Winners and Losers in a Cashless Shift

While many have benefitted, others are falling through the cracks.

In Kumasi, 58-year-old cobbler Kofi Osei prefers to receive payment in physical notes. “I don’t understand these apps,” he says, waving off a customer’s offer to pay digitally. “And sometimes, network is bad.”

His fears are not unfounded. According to the Ghana Chamber of Telecommunications, over 25% of mobile money transactions fail due to network outages, user error, or unlinked IDs. For older adults and those with limited education, digital finance can be alienating.


A Young Generation Adapts Fast

At the University of Cape Coast, 20-year-old student Ama Mensim buys meals, pays for photocopies, and even splits bills with friends — all through her smartphone.

“We don’t carry cash anymore. You’re more likely to forget your wallet than your phone,” she laughs.

Ama’s experience reflects a generational divide. Digital finance adoption is significantly higher among youth aged 18–35, especially those with access to smartphones and social media.


Infrastructure Isn’t Catching Up Fast Enough

Despite the enthusiasm, Ghana’s digital infrastructure is still a work in progress.

“In rural areas, even basic mobile connectivity is a problem,” says Ernest Owusu, a network technician based in the Upper West Region. “During storms, mobile service can disappear for hours.”

In these zones, the push for a digital economy risks marginalizing entire communities.
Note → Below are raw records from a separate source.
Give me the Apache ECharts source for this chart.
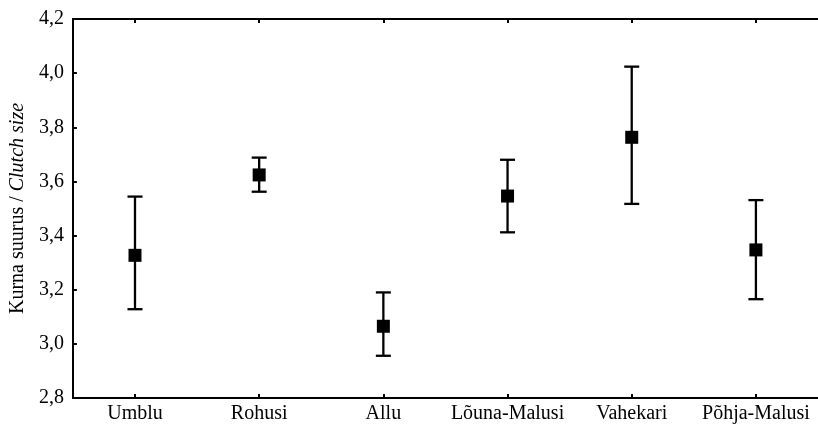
<!DOCTYPE html>
<html>
<head>
<meta charset="utf-8">
<script src="https://cdn.jsdelivr.net/npm/echarts@6/dist/echarts.min.js"></script>
<style>
html,body{margin:0;padding:0;background:#fff;}
#c{width:818px;height:428px;}
</style>
</head>
<body>
<div id="c"></div>
<script>
const categories = ['Umblu', 'Rohusi', 'Allu', 'Lõuna-Malusi', 'Vahekari', 'Põhja-Malusi'];
const means = [3.327, 3.624, 3.065, 3.546, 3.763, 3.347];
const lowers = [3.128, 3.562, 2.956, 3.412, 3.517, 3.165];
const uppers = [3.544, 3.688, 3.190, 3.680, 4.024, 3.531];
const yTicks = { min: 2.8, max: 4.2, interval: 0.2 };

const FONT = '"Liberation Serif", "Times New Roman", serif';
const chart = echarts.init(document.getElementById('c'), null, { renderer: 'canvas' });

const errData = categories.map((c, i) => [i, lowers[i], uppers[i]]);
const meanData = categories.map((c, i) => [i, means[i]]);

const axisLine = { show: true, lineStyle: { color: '#000', width: 2 } };

chart.setOption({
  animation: false,
  backgroundColor: '#fff',
  grid: { left: 72, top: 19, bottom: 30, right: -5 },
  xAxis: [{
    type: 'category',
    data: categories,
    position: 'bottom',
    boundaryGap: true,
    axisLine: axisLine,
    axisTick: { show: true, inside: true, length: 4, alignWithLabel: true, lineStyle: { color: '#000', width: 2 } },
    axisLabel: { color: '#000', fontFamily: FONT, fontSize: 20, margin: 6, interval: 0 },
    splitLine: { show: false }
  }, {
    type: 'category',
    data: categories,
    position: 'top',
    boundaryGap: true,
    axisLine: axisLine,
    axisTick: { show: true, inside: true, length: 4, alignWithLabel: true, lineStyle: { color: '#000', width: 2 } },
    axisLabel: { show: false },
    splitLine: { show: false }
  }],
  yAxis: [{
    type: 'value',
    min: yTicks.min,
    max: yTicks.max,
    interval: yTicks.interval,
    axisLine: axisLine,
    axisTick: { show: true, inside: true, length: 4, lineStyle: { color: '#000', width: 2 } },
    axisLabel: {
      color: '#000', fontFamily: FONT, fontSize: 20, margin: 9,
      formatter: v => v.toFixed(1).replace('.', ',')
    },
    splitLine: { show: false },
    name: '{a|Kurna suurus / }{b|Clutch size}',
    nameLocation: 'middle',
    nameGap: 44,
    nameRotate: 90,
    nameTextStyle: {
      color: '#000', fontFamily: FONT, fontSize: 20,
      rich: {
        a: { fontFamily: FONT, fontSize: 20, color: '#000' },
        b: { fontFamily: FONT, fontSize: 20, color: '#000', fontStyle: 'italic' }
      }
    }
  }],
  series: [{
    type: 'custom',
    xAxisIndex: 0,
    yAxisIndex: 0,
    data: errData,
    z: 2,
    silent: true,
    renderItem: function (params, api) {
      const i = api.value(0);
      const lo = api.coord([i, api.value(1)]);
      const hi = api.coord([i, api.value(2)]);
      const half = 7.5;
      const style = { stroke: '#000', lineWidth: 2.3, fill: null, opacity: 1 };
      return {
        type: 'group',
        children: [
          { type: 'line', shape: { x1: lo[0], y1: lo[1], x2: hi[0], y2: hi[1] }, style: style },
          { type: 'line', shape: { x1: lo[0] - half, y1: lo[1], x2: lo[0] + half, y2: lo[1] }, style: style },
          { type: 'line', shape: { x1: hi[0] - half, y1: hi[1], x2: hi[0] + half, y2: hi[1] }, style: style }
        ]
      };
    }
  }, {
    type: 'scatter',
    xAxisIndex: 0,
    yAxisIndex: 0,
    data: meanData,
    symbol: 'rect',
    symbolSize: 13,
    itemStyle: { color: '#000', opacity: 1 },
    z: 3,
    silent: true
  }]
});
</script>
</body>
</html>
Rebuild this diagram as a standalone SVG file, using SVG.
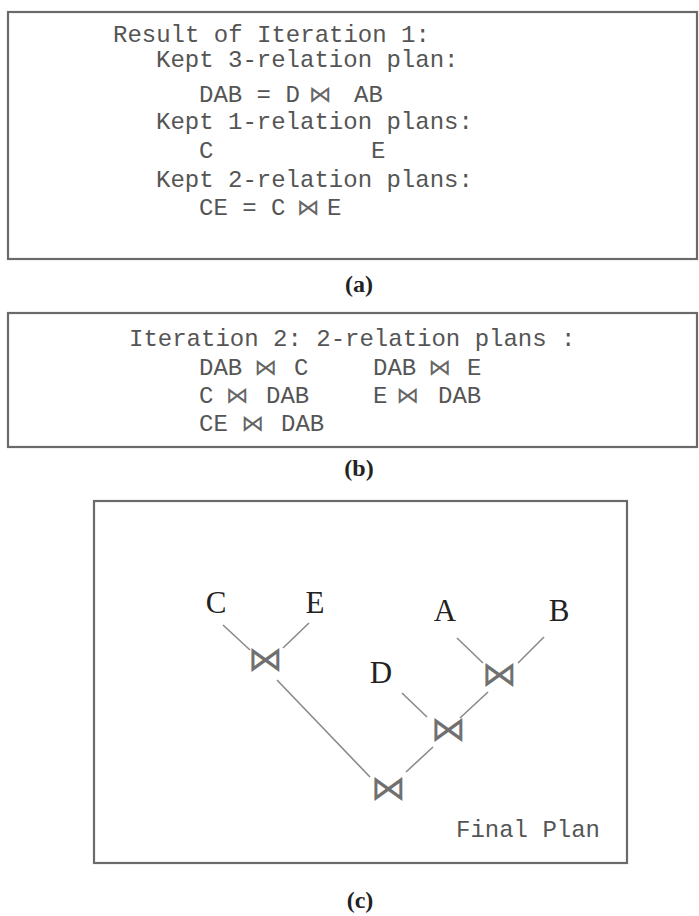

The Ghana Investment Fund for Electronic Communications (GIFEC) has pledged to expand coverage to underserved areas, but implementation has been slow and politically entangled.


The Shadow of E-Levy

The government’s introduction of the Electronic Transfer Levy (E-Levy) in 2022 also dampened enthusiasm. Meant to boost revenue, the tax applies to certain digital transactions — drawing public backlash and driving many back to cash.

“I stopped using Momo for a while,” says Grace Danso, a boutique owner in Takoradi. “Every transfer felt like punishment.”

Although the government later revised the rate and exempted low-income transfers, trust has not fully recovered.


Security: A Growing Concern

Digital fraud is another rising threat. According to the Cyber Crime Unit of the Ghana Police Service, mobile money scams increased by over 30% in 2023.

“I was duped by someone pretending to be a customer,” recounts taxi driver Peter Aidoo. “They sent me a fake confirmation SMS and vanished. I lost ₵150.”

In response, telcos and fintech firms have tightened verification processes and implemented AI fraud detection systems — but scammers continue to evolve.


The Cashless Dream: Too Soon?

While many believe in the vision of a fully digital economy, experts urge caution.

“A cashless future must be inclusive, not coercive,” says Professor Angela Boateng, an economist at the University of Ghana. “We can’t build a system that leaves out the elderly, the uneducated, or the rural poor.”

She warns that over-reliance on digital platforms without improving digital literacy and infrastructure could deepen inequality rather than solve it.


Everyday Realities: Cash Still Reigns in Many Areas

Despite the surge in mobile money usage, physical cash is far from dead.

In Tamale, bus drivers still demand coins. In remote farming communities, livestock is still bartered. And for those who mistrust formal systems or don’t own phones, cash remains king.

Back in Adabraka, trader Abena confirms this reality. “Some people still want to pay with coins or small notes. I accept both,” she says. “You have to meet your customer where they are.”


Looking Ahead: A Blended Future?

Rather than replacing cash outright, many experts believe Africa’s financial future lies in a hybrid model.

“Think of it like language,” says fintech analyst Kofi Nyame. “We don’t all speak English, and that’s okay. As long as systems talk to each other — cash, card, Momo, crypto — then everyone can participate.”

For now, the digital tide is rising. But whether Africa is ready for a fully cashless economy is a question that must account for access, trust, and humanity.